#### Given problem:
Drop every picture. Then return, exactly, the lines from the beginning of the listing below through the one containing "0.18, 0.10, 0.0]".

▬▬▬▬▬▬▬▬▬▬

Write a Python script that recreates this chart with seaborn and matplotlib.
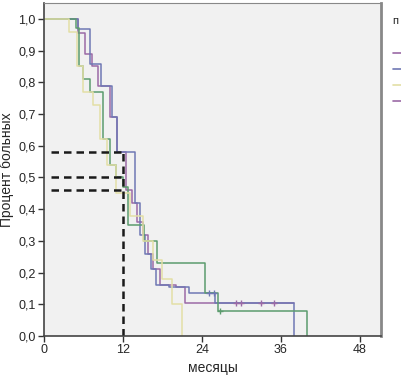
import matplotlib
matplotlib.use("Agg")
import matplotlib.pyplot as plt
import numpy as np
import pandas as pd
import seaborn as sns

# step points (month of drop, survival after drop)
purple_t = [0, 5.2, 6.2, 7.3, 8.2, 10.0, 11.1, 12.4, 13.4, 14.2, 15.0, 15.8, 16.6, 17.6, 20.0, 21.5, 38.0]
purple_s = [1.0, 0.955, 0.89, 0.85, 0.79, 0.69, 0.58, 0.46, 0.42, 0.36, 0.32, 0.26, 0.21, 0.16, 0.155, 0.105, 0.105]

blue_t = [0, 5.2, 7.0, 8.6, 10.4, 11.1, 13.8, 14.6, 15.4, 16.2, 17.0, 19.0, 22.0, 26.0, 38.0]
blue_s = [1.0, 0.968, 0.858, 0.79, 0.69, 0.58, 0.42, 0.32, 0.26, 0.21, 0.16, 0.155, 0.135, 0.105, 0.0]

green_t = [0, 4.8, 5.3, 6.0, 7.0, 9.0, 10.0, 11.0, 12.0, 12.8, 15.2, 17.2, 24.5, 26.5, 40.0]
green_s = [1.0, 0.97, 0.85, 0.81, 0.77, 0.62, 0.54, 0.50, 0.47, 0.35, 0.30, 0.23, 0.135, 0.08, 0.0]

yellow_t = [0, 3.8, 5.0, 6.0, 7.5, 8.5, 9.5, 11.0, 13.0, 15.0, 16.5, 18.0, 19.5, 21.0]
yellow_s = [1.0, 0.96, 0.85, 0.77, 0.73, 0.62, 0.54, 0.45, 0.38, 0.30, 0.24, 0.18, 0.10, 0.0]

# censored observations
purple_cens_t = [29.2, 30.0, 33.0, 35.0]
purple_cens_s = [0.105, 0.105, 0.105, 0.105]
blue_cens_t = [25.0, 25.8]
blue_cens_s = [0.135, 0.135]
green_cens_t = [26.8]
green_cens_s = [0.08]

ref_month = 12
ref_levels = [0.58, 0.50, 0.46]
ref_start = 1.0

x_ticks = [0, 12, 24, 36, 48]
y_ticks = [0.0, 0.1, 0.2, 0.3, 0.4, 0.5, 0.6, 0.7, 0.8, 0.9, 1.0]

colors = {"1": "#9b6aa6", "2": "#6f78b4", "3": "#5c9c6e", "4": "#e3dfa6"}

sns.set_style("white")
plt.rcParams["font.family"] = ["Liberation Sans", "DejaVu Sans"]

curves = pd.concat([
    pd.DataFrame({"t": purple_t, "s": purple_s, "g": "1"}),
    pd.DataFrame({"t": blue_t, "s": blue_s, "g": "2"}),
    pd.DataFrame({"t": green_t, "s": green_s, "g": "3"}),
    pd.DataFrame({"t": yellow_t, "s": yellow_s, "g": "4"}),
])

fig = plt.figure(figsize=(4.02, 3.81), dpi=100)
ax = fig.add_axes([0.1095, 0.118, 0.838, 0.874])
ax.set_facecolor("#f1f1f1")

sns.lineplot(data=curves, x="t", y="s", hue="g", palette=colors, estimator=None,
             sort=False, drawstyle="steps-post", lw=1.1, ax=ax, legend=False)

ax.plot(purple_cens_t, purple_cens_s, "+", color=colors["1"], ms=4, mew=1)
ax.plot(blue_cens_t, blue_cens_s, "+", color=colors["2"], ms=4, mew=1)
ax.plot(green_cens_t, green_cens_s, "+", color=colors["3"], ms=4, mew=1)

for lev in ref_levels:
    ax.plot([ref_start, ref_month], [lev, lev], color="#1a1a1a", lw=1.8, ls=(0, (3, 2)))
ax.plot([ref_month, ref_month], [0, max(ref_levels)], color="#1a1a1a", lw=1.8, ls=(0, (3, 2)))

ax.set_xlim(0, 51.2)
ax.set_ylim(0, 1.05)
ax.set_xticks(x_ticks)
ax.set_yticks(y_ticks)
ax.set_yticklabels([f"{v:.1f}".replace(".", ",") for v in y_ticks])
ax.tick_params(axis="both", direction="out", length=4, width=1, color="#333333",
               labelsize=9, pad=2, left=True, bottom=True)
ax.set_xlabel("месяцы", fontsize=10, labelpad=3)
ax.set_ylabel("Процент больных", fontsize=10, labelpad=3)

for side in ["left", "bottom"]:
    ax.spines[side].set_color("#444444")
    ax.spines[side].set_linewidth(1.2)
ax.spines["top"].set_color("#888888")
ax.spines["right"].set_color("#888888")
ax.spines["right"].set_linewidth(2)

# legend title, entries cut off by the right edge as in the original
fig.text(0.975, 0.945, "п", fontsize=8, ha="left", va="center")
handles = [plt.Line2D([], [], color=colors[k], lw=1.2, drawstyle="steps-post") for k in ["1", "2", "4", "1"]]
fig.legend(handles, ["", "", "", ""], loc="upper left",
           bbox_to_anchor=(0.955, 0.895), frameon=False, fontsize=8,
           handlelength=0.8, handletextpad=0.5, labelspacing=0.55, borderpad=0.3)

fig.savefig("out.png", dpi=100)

▬▬▬▬▬▬▬▬▬▬

#### Response below:
Write a Python script that recreates this chart with seaborn and matplotlib.
import matplotlib
matplotlib.use("Agg")
import matplotlib.pyplot as plt
import numpy as np
import pandas as pd
import seaborn as sns

# step points (month of drop, survival after drop)
purple_t = [0, 5.2, 6.2, 7.3, 8.2, 10.0, 11.1, 12.4, 13.4, 14.2, 15.0, 15.8, 16.6, 17.6, 20.0, 21.5, 38.0]
purple_s = [1.0, 0.955, 0.89, 0.85, 0.79, 0.69, 0.58, 0.46, 0.42, 0.36, 0.32, 0.26, 0.21, 0.16, 0.155, 0.105, 0.105]

blue_t = [0, 5.2, 7.0, 8.6, 10.4, 11.1, 13.8, 14.6, 15.4, 16.2, 17.0, 19.0, 22.0, 26.0, 38.0]
blue_s = [1.0, 0.968, 0.858, 0.79, 0.69, 0.58, 0.42, 0.32, 0.26, 0.21, 0.16, 0.155, 0.135, 0.105, 0.0]

green_t = [0, 4.8, 5.3, 6.0, 7.0, 9.0, 10.0, 11.0, 12.0, 12.8, 15.2, 17.2, 24.5, 26.5, 40.0]
green_s = [1.0, 0.97, 0.85, 0.81, 0.77, 0.62, 0.54, 0.50, 0.47, 0.35, 0.30, 0.23, 0.135, 0.08, 0.0]

yellow_t = [0, 3.8, 5.0, 6.0, 7.5, 8.5, 9.5, 11.0, 13.0, 15.0, 16.5, 18.0, 19.5, 21.0]
yellow_s = [1.0, 0.96, 0.85, 0.77, 0.73, 0.62, 0.54, 0.45, 0.38, 0.30, 0.24, 0.18, 0.10, 0.0]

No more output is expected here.